Denise Scott Brown - Architecture and Planning

Architecture and Planning

In 1972, with Venturi and Steven Izenour, Scott Brown wrote Learning From Las Vegas: the Forgotten Symbolism of Architectural Form. The book published studies of the Las Vegas Strip, undertaken with students in a research studio Scott Brown taught with Venturi in 1970 at Yale's School of Architecture and Planning. The book joined Venturi's previous Complexity and Contradiction in Architecture (Museum of Modern Art, 1966) as a rebuke to orthodox modernism and elite architectural tastes, and a pointed acceptance of American sprawl and vernacular architecture. The book coined the terms "Duck" and "Decorated Shed" as applied to opposing architectural styles. Scott Brown has remained a prolific writer on architecture and urban planning.

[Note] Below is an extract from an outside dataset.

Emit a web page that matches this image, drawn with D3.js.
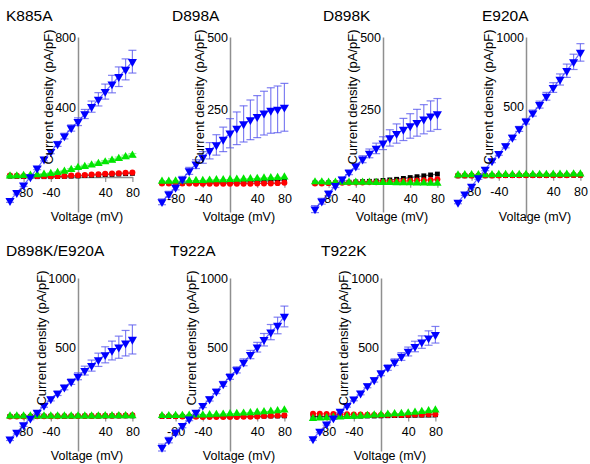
<!DOCTYPE html>
<html lang="en">
<head>
<meta charset="UTF-8">
<title>IV curves</title>
<script src="https://d3js.org/d3.v7.min.js"></script>
<style>
  body { margin: 0; background: #fff; }
  text { font-family: "Liberation Sans", Arial, sans-serif; fill: #000; }
</style>
</head>
<body>
<script>
// membrane voltage (mV)
var voltage = [-100, -90, -80, -70, -60, -50, -40, -30, -20, -10, 0, 10, 20, 30, 40, 50, 60, 70, 80];
var xTicks = [-80, -40, 40, 80];

var titles = ["K885A", "D898A", "D898K", "E920A", "D898K/E920A", "T922A", "T922K"];
var yDomains = [[-200, 800], [-100, 500], [-100, 500], [-300, 1000], [-250, 1000], [-250, 1000], [-250, 1000]];
var yTicks = [[400, 800], [250, 500], [250, 500], [500, 1000], [500, 1000], [500, 1000], [500, 1000]];

// K885A
var blueK885A = [-135, -90, -46, 0, 50, 102, 145, 189, 234, 280, 316, 360, 402, 444, 488, 531, 573, 615, 659];
var blueErrK885A = [10, 8, 8, 8, 8, 10, 12, 14, 16, 18, 22, 26, 32, 38, 43, 50, 56, 60, 65];
var greenK885A = [5, 6, 8, 10, 12, 15, 19, 25, 32, 42, 54, 60, 68, 77, 86, 95, 105, 115, 124];
var greenErrK885A = [3, 3, 3, 3, 3, 4, 4, 5, 5, 6, 6, 7, 7, 8, 8, 9, 9, 10, 10];
var redK885A = [8, 7, 6, 5, 5, 5, 5, 5, 6, 8, 10, 12, 14, 16, 18, 20, 22, 24, 26];
var blackK885A = [5, 4, 3, 2, 2, 2, 2, 3, 4, 5, 6, 8, 10, 12, 14, 15, 17, 19, 21];

// D898A
var blueD898A = [-65, -39, -16, 12, 41, 64, 87, 110, 130, 149, 170, 187, 202, 216, 227, 239, 248, 252, 259];
var blueErrD898A = [10, 10, 8, 10, 12, 15, 20, 28, 35, 42, 50, 56, 62, 68, 72, 75, 78, 80, 82];
var greenD898A = [5, 5, 6, 6, 7, 8, 8, 9, 10, 10, 11, 12, 13, 14, 15, 16, 17, 18, 20];
var redD898A = [-2, -2, -2, -2, -2, -3, -3, -3, -3, -3, -3, -3, -3, -3, -2, -2, -2, -1, 0];
var blackD898A = [0, 0, 0, 0, 0, 0, 0, 1, 1, 2, 2, 3, 3, 4, 5, 6, 7, 8, 9];

// D898K
var blueD898K = [-90, -63, -36, -10, 13, 36, 57, 81, 101, 118, 136, 154, 169, 183, 195, 206, 218, 229, 236];
var blueErrD898K = [12, 10, 8, 6, 6, 8, 10, 12, 15, 18, 22, 28, 33, 38, 42, 46, 50, 52, 53];
var greenD898K = [3, 3, 2, 2, 2, 2, 2, 2, 2, 1, 1, 1, 0, 0, 0, -1, -1, -2, -2];
var redD898K = [-2, -2, -1, -1, 0, 0, 1, 1, 2, 2, 3, 4, 5, 6, 7, 8, 9, 10, 12];
var blackD898K = [0, 0, 0, 0, 1, 2, 3, 4, 5, 6, 8, 10, 12, 15, 18, 21, 24, 27, 30];

// E920A
var blueE920A = [-191, -131, -75, -15, 47, 107, 160, 216, 277, 338, 393, 452, 513, 573, 636, 694, 757, 821, 889];
var blueErrE920A = [10, 10, 10, 10, 10, 12, 12, 14, 16, 18, 20, 22, 25, 28, 35, 40, 48, 55, 63];
var greenE920A = [6, 7, 7, 8, 8, 8, 9, 9, 9, 9, 10, 10, 10, 10, 11, 11, 11, 12, 12];
var redE920A = [2, 2, 3, 3, 3, 3, 3, 4, 4, 4, 4, 4, 5, 5, 5, 5, 5, 6, 6];
var blackE920A = [0, 0, 1, 1, 1, 1, 2, 2, 2, 2, 3, 3, 3, 3, 4, 4, 4, 5, 5];

// D898K/E920A
var blueDouble = [-164, -116, -62, -14, 29, 78, 126, 167, 210, 251, 290, 331, 367, 409, 445, 476, 500, 529, 556];
var blueErrDouble = [10, 10, 10, 10, 10, 12, 14, 16, 18, 20, 25, 32, 40, 48, 58, 68, 80, 92, 105];
var greenDouble = [2, 2, 2, 2, 2, 3, 3, 3, 3, 3, 3, 3, 3, 3, 4, 4, 4, 4, 4];
var redDouble = [0, 0, 0, 0, 1, 1, 1, 1, 2, 2, 2, 3, 3, 4, 4, 5, 6, 7, 8];
var blackDouble = [0, 0, 0, 0, 0, 1, 1, 1, 1, 1, 2, 2, 2, 2, 3, 3, 3, 4, 4];

// T922A
var blueT922A = [-225, -171, -116, -67, -19, 29, 78, 126, 181, 235, 288, 336, 391, 447, 500, 554, 609, 657, 722];
var blueErrT922A = [25, 20, 18, 15, 12, 12, 14, 15, 16, 18, 20, 22, 25, 30, 35, 45, 55, 60, 75];
var greenT922A = [5, 5, 6, 7, 8, 9, 10, 12, 14, 16, 18, 20, 23, 26, 29, 33, 37, 41, 45];
var redT922A = [2, 2, 1, 0, -2, -3, -4, -5, -5, -5, -5, -4, -3, -2, 0, 2, 4, 6, 8];
var blackT922A = [0, 0, 0, 0, 0, 0, 0, 0, 0, 0, 0, 1, 1, 1, 2, 2, 3, 3, 4];

// T922K
var blueT922K = [-163, -108, -55, -12, 36, 77, 125, 168, 221, 264, 312, 353, 392, 433, 469, 505, 537, 566, 590];
var blueErrT922K = [10, 10, 8, 8, 8, 10, 12, 12, 14, 16, 18, 20, 24, 28, 32, 38, 45, 52, 60];
var greenT922K = [-15, -12, -10, -7, -5, -2, 0, 3, 6, 9, 12, 15, 18, 21, 25, 30, 35, 40, 45];
var redT922K = [20, 19, 18, 17, 16, 15, 14, 13, 12, 11, 10, 10, 10, 11, 12, 13, 14, 15, 16];
var blackT922K = [0, 0, 0, 0, 1, 1, 2, 2, 3, 3, 4, 5, 6, 7, 8, 9, 10, 11, 12];

var blue = [blueK885A, blueD898A, blueD898K, blueE920A, blueDouble, blueT922A, blueT922K];
var blueErr = [blueErrK885A, blueErrD898A, blueErrD898K, blueErrE920A, blueErrDouble, blueErrT922A, blueErrT922K];
var green = [greenK885A, greenD898A, greenD898K, greenE920A, greenDouble, greenT922A, greenT922K];
var greenErr = [greenErrK885A, null, null, null, null, null, null];
var red = [redK885A, redD898A, redD898K, redE920A, redDouble, redT922A, redT922K];
var black = [blackK885A, blackD898A, blackD898K, blackE920A, blackDouble, blackT922A, blackT922K];

// panel placement
var layout = [
    { axisX: 78,  top: 37,  bottom: 212,   titleX: 6,   titleY: 21,  labelDx: -25, xLabelY: 221 },
    { axisX: 230, top: 37,  bottom: 212,   titleX: 172, titleY: 21,  labelDx: -26, xLabelY: 221 },
    { axisX: 383, top: 37,  bottom: 212,   titleX: 323, titleY: 21,  labelDx: -26, xLabelY: 221 },
    { axisX: 526, top: 37,  bottom: 217.5, titleX: 482, titleY: 21,  labelDx: -33, xLabelY: 221 },
    { axisX: 78,  top: 278, bottom: 451,   titleX: 6,   titleY: 256, labelDx: -32, xLabelY: 460 },
    { axisX: 230, top: 278, bottom: 451,   titleX: 170, titleY: 256, labelDx: -34, xLabelY: 460 },
    { axisX: 381, top: 278, bottom: 451,   titleX: 321, titleY: 256, labelDx: -33, xLabelY: 460 }
];

var width = 590, height = 464;
var axisColor = '#8f8f8f';
var plain = function(d) { return String(d); };

var svg = d3.select('body')
    .append('svg')
    .attr('width', width)
    .attr('height', height);

titles.forEach(function(title, i) {
    var L = layout[i];

    var x = d3.scaleLinear()
        .domain([-100, 80])
        .range([L.axisX - 68, L.axisX + 54.4]);

    var y = d3.scaleLinear()
        .domain(yDomains[i])
        .range([L.bottom, L.top]);

    var g = svg.append('g');

    g.append('text')
        .attr('x', L.titleX)
        .attr('y', L.titleY)
        .attr('font-size', '15.5px')
        .text(title);

    // x axis through zero current
    var xAxis = g.append('g')
        .attr('transform', 'translate(0,' + y(0) + ')')
        .call(d3.axisBottom(x).tickValues(xTicks).tickFormat(plain)
            .tickSize(5).tickSizeOuter(0).tickPadding(6));
    // y axis through zero voltage
    var yAxis = g.append('g')
        .attr('transform', 'translate(' + x(0) + ',0)')
        .call(d3.axisLeft(y).tickValues(yTicks[i]).tickFormat(plain)
            .tickSize(0).tickPadding(2));

    [xAxis, yAxis].forEach(function(ax) {
        ax.select('.domain').attr('stroke', axisColor).attr('stroke-width', 1.5);
        ax.selectAll('.tick line').attr('stroke', axisColor).attr('stroke-width', 1.2);
        ax.selectAll('.tick text')
            .attr('font-family', '"Liberation Sans", Arial, sans-serif')
            .attr('font-size', '12.5px')
            .attr('fill', '#000');
    });

    g.append('text')
        .attr('x', L.axisX + 9)
        .attr('y', L.xLabelY)
        .attr('text-anchor', 'middle')
        .attr('font-size', '12.5px')
        .text('Voltage (mV)');

    var line = function(vals) {
        return d3.line()
            .x(function(d, k) { return x(voltage[k]); })
            .y(function(d) { return y(d); })(vals);
    };

    var series = [
        { vals: black[i], color: '#000000', sym: d3.symbolSquare, size: 24, rot: 0 },
        { vals: red[i], color: '#ff0000', sym: d3.symbolCircle, size: 28, rot: 0 },
        { vals: green[i], color: '#00e600', sym: d3.symbolTriangle, size: 30, rot: 0,
          err: greenErr[i], errColor: '#66ee66' },
        { vals: blue[i], color: '#0000ff', sym: d3.symbolTriangle, size: 36, rot: 180,
          err: blueErr[i], errColor: '#5555ee' }
    ];

    series.forEach(function(s) {
        if (s.err) {
            var eb = g.append('g')
                .attr('stroke', s.errColor)
                .attr('stroke-opacity', 0.75)
                .attr('stroke-width', 1.2);
            s.vals.forEach(function(v, k) {
                var cx = x(voltage[k]);
                eb.append('line')
                    .attr('x1', cx).attr('x2', cx)
                    .attr('y1', y(v - s.err[k])).attr('y2', y(v + s.err[k]));
                eb.append('line')
                    .attr('x1', cx - 4).attr('x2', cx + 4)
                    .attr('y1', y(v + s.err[k])).attr('y2', y(v + s.err[k]));
                eb.append('line')
                    .attr('x1', cx - 4).attr('x2', cx + 4)
                    .attr('y1', y(v - s.err[k])).attr('y2', y(v - s.err[k]));
            });
        }

        g.append('path')
            .attr('d', line(s.vals))
            .attr('fill', 'none')
            .attr('stroke', s.color)
            .attr('stroke-opacity', 0.6)
            .attr('stroke-width', 1.2);

        g.selectAll(null)
            .data(s.vals)
            .enter()
            .append('path')
            .attr('d', d3.symbol().type(s.sym).size(s.size))
            .attr('transform', function(d, k) {
                return 'translate(' + x(voltage[k]) + ',' + y(d) + ') rotate(' + s.rot + ')';
            })
            .attr('fill', s.color);
    });

    // y label sits on top of the data
    var lx = L.axisX + L.labelDx;
    g.append('text')
        .attr('transform', 'translate(' + lx + ',' + (L.top - 7.5) + ') rotate(-90)')
        .attr('text-anchor', 'end')
        .attr('font-size', '13px')
        .text('Current density (pA/pF)');
});
</script>
</body>
</html>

With the firm, renamed Venturi, Rauch and Scott Brown in 1980; and finally Venturi, Scott Brown and Associates in 1989, Scott Brown has led major civic planning projects and studies, and more recently has directed many university campus planning projects. She has also served as principal-in-charge with Robert Venturi on the firm's larger architectural projects, including the Sainsbury Wing of London's National Gallery, the capitol building in Toulouse and the Nikko Hotel and Spa Resort in Japan.